Сейчас должна идти спать, уже больше 12 часов, я страшно устала. Я отдыхала от 6 до 7, затем была в церкви. Спокойной ночи! Спи спокойно, мой родной, постоянно думаю о тебе – так пусто и тихо здесь. Уже 4 месяца, как мы не спали вместе, даже больше. Благословляю тебя, милый. Дай, Боже, сил мне быть тебе помощницей и найти верные слова для передачи тебе всего и для того, чтоб убедить тебя в том, что желательно для нашего Друга и для Бога! Спокойной ночи!
8-го.
Мой день. Спасибо, дорогой муженек мой, за драгоценное письмо. Такая радость получить от тебя словечко! Этот новый адмирал – не тот ли это, которого так хвалит Филлимор? Дай бог ему успеха! Сейчас нужны энергичные люди, плохое здоровье бедного Канина в последнее время, несомненно, дурно отражалось на успешности его работы.
Только что принимала Бенкендорфа по поводу японцев. Девочки поехали с Ириной кататься, а я беру прочих и Аню.
Теперь должна кончать. Благослови тебя Боже, жизнь и радость моя! Осыпаю тебя поцелуями и остаюсь твоей старой
Женушкой.
8 сентября 1916 г.
Мое любимое Солнышко,
Твое дорогое длинное письмо с приложением нескольких прошений доставило мне огромное удовольствие – сердечно тебе за него благодарен.
То, что ты мне вчера писала о Граббе и что он говорил Нини, меня очень удивило. Я помню, что летом как-то Игорь говорил об устройстве здесь тенниса, причем выражал надежду, что я буду приходить наблюдать за игрой. Я ему ответил, чтоб он занимался своими делами и в чужие дела не вмешивался. В тот же вечер за чаем я оставался один с Граббе, и он сказал мне, как я был прав, отказавшись посещать это место, где обыкновенно бывает m-me Солдат и другие дамы, так как это, наверное, дало бы повод к нелепым толкам. Так что я не знаю, как согласовать оба эти факта – я хочу сказать: то, что Гр. говорил Н. и затем мне.
Любимая, ты можешь быть вполне уверена, что я с ней не познакомлюсь, кто бы этого ни пожелал. Но и ты также не позволяй А. надоедать тебе глупыми сплетнями – это не принесет никакой пользы ни тебе самой, ни другим.

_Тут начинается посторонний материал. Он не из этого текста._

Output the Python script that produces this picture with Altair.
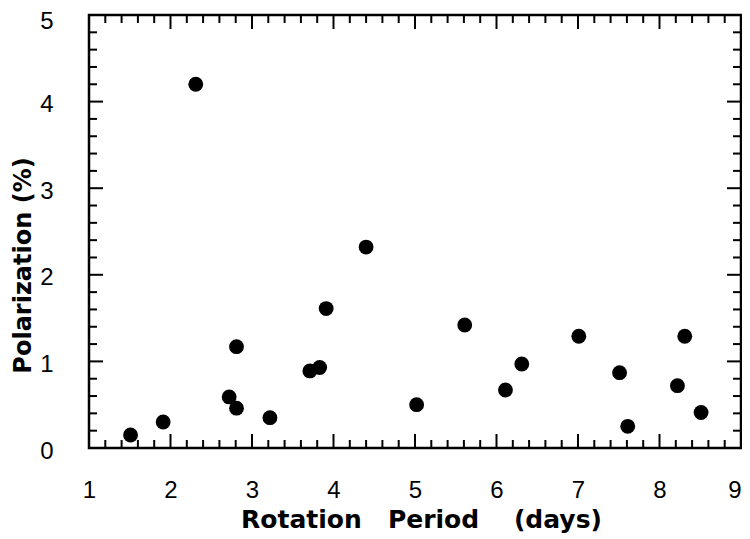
import altair as alt
import pandas as pd

# Data
period = [1.51, 1.91, 2.31, 2.72, 2.81, 2.81, 3.22, 3.71, 3.83, 3.91, 4.40,
          5.02, 5.61, 6.11, 6.31, 7.01, 7.51, 7.61, 8.22, 8.31, 8.51]
polarization = [0.15, 0.30, 4.20, 0.59, 0.46, 1.17, 0.35, 0.89, 0.93, 1.61, 2.32,
                0.50, 1.42, 0.67, 0.97, 1.29, 0.87, 0.25, 0.72, 1.29, 0.41]

x_major = [1, 2, 3, 4, 5, 6, 7, 8, 9]
x_minor = [1.2, 1.4, 1.6, 1.8, 2.2, 2.4, 2.6, 2.8, 3.2, 3.4, 3.6, 3.8,
           4.2, 4.4, 4.6, 4.8, 5.2, 5.4, 5.6, 5.8, 6.2, 6.4, 6.6, 6.8,
           7.2, 7.4, 7.6, 7.8, 8.2, 8.4, 8.6, 8.8]
y_major = [0, 1, 2, 3, 4, 5]
y_minor = [0.2, 0.4, 0.6, 0.8, 1.2, 1.4, 1.6, 1.8, 2.2, 2.4, 2.6, 2.8,
           3.2, 3.4, 3.6, 3.8, 4.2, 4.4, 4.6, 4.8]

x_title = "Rotation\u00a0\u00a0\u00a0Period\u00a0\u00a0\u00a0\u00a0(days)"
y_title = "Polarization (%)"

W, H = 652, 433
MAJ, MIN = 14, 8

df = pd.DataFrame({"period": period, "pol": polarization})
xs = alt.Scale(domain=[1, 9], nice=False, zero=False)
ys = alt.Scale(domain=[0, 5], nice=False, zero=False)

x_axis = alt.Axis(
    values=x_major, format="d", title=x_title,
    labelFont="Liberation Sans", labelFontSize=24, labelColor="black",
    labelBaseline="alphabetic", labelPadding=49, labelFlush=False,
    labelAlign=alt.condition("datum.value == 9", alt.value("right"), alt.value("center")),
    labelOverlap=False, ticks=False, tickSize=0, domain=False, grid=False,
    titleFont="DejaVu Sans", titleFontSize=25, titleFontWeight="bold",
    titleColor="black", titleBaseline="alphabetic", titleAlign="center",
    titleX=332, titleY=79)

y_axis = alt.Axis(
    values=y_major, format="d", title=y_title,
    labelFont="Liberation Sans", labelFontSize=24, labelColor="black",
    labelBaseline="middle", labelAlign="right", labelPadding=36,
    labelOffset=alt.condition("datum.value == 5", alt.value(6), alt.value(3)),
    labelFlush=False, labelOverlap=False,
    ticks=False, tickSize=0, domain=False, grid=False,
    titleFont="DejaVu Sans", titleFontSize=24, titleFontWeight="bold",
    titleColor="black", titleAngle=270, titleBaseline="alphabetic",
    titleAlign="center", titleX=-59, titleY=250)


def xticks(vals, y0, y1):
    return alt.Chart(pd.DataFrame({"v": vals})).mark_rule(
        color="black", strokeWidth=2).encode(
        x=alt.X("v:Q", scale=xs, axis=x_axis),
        y=alt.value(y0), y2=alt.value(y1))


def yticks(vals, x0, x1):
    return alt.Chart(pd.DataFrame({"v": vals})).mark_rule(
        color="black", strokeWidth=2).encode(
        y=alt.Y("v:Q", scale=ys, axis=y_axis),
        x=alt.value(x0), x2=alt.value(x1))


ticks = [
    xticks(x_major, H, H - MAJ), xticks(x_minor, H, H - MIN),
    xticks(x_major, 0, MAJ), xticks(x_minor, 0, MIN),
    yticks(y_major, 0, MAJ), yticks(y_minor, 0, MIN),
    yticks(y_major, W, W - MAJ), yticks(y_minor, W, W - MIN),
]

points = alt.Chart(df).mark_circle(size=220, color="black", opacity=1).encode(
    x=alt.X("period:Q", scale=xs, axis=x_axis),
    y=alt.Y("pol:Q", scale=ys, axis=y_axis),
)

chart = alt.layer(*ticks, points).properties(
    width=W, height=H,
    autosize=alt.AutoSizeParams(type="none"),
    padding={"left": 81, "top": 7, "right": 1, "bottom": 90},
    background="white",
).configure_view(stroke="black", strokeWidth=2.5)

chart.save("out.html", embed_options={"renderer": "svg", "actions": False})
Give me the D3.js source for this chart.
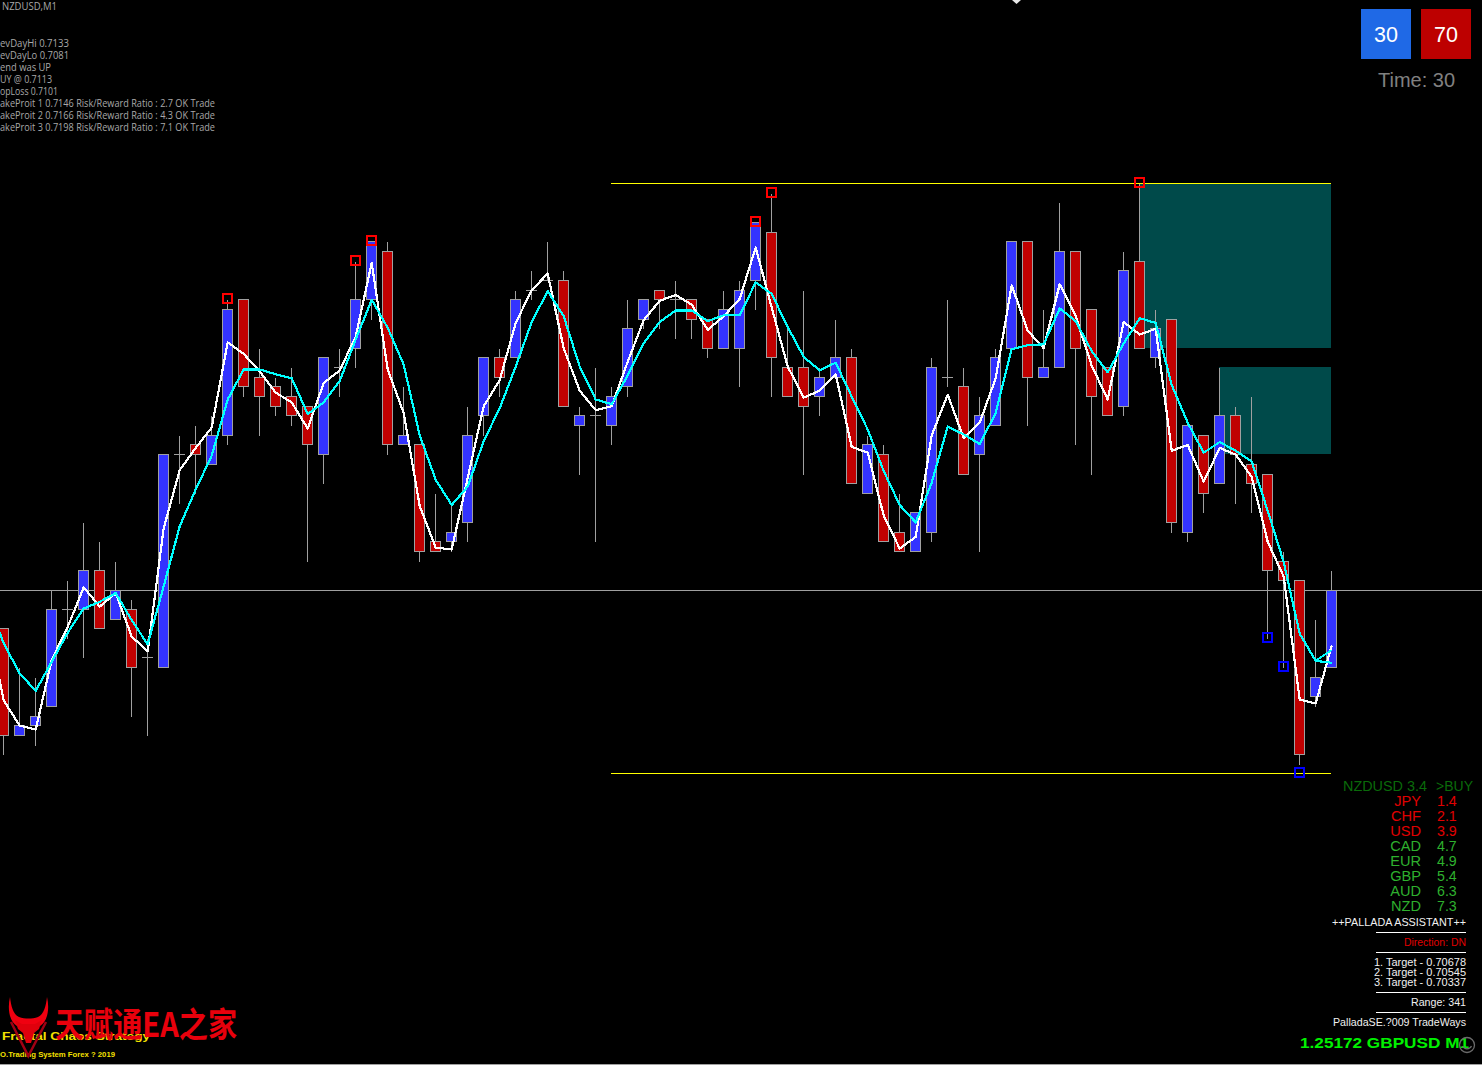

Действительно, потери в бедной гвардии были опять тяжелые, подробностей еще не знаю. Прощай, да благословит тебя Бог, моя душка-женушка. Крепко тебя целую.
Навеки твой старый
Ники.
Александр Николаевич Граббе (1864–1947) – русский военный деятель, генерал-майор Свиты (с 1914)
9 сентября 1916 г.
Мой родной,
Горячее спасибо, ненаглядный, за милое письмо. Была у Знам., заходила на полчаса в лазарет, затем была в городе с Изой и А., чтоб навестить бедную гр. Гендрикову, – она при смерти, совершенно без сознания, – я вспомнила, что она просила меня прийти к ней, когда она будет умирать. Иночка только что приехала из деревни и тоже выглядит совсем больной; Настенька очень бодрится, она расплакалась лишь в момент моего отъезда. Затем я поставила свечки в Каз. Соборе и помолилась за тебя, мой ангел. Домой вернулась в 11/4. Чудный солнечный день. Слишком устала, чтобы выходить из дома.
Как ужасно, что гвардия снова понесла такие большие потери – но удалось ли им, по крайней мере, продвинуться вперед? Каледин не производит на Павла хорошего впечатления. Он говорит, что Каледин никогда не кажется человеком, уверенным в успехе, а это нехорошо, так как это делает его менее искусным и энергичным, хотелось бы, чтоб они бережнее относились к гвардии.
Сокровище мое ненаглядное, вся моя нежная, нежная любовь и все мои мысли устремлены к тебе с великой тоской и страстью – меня терзает твое одиночество.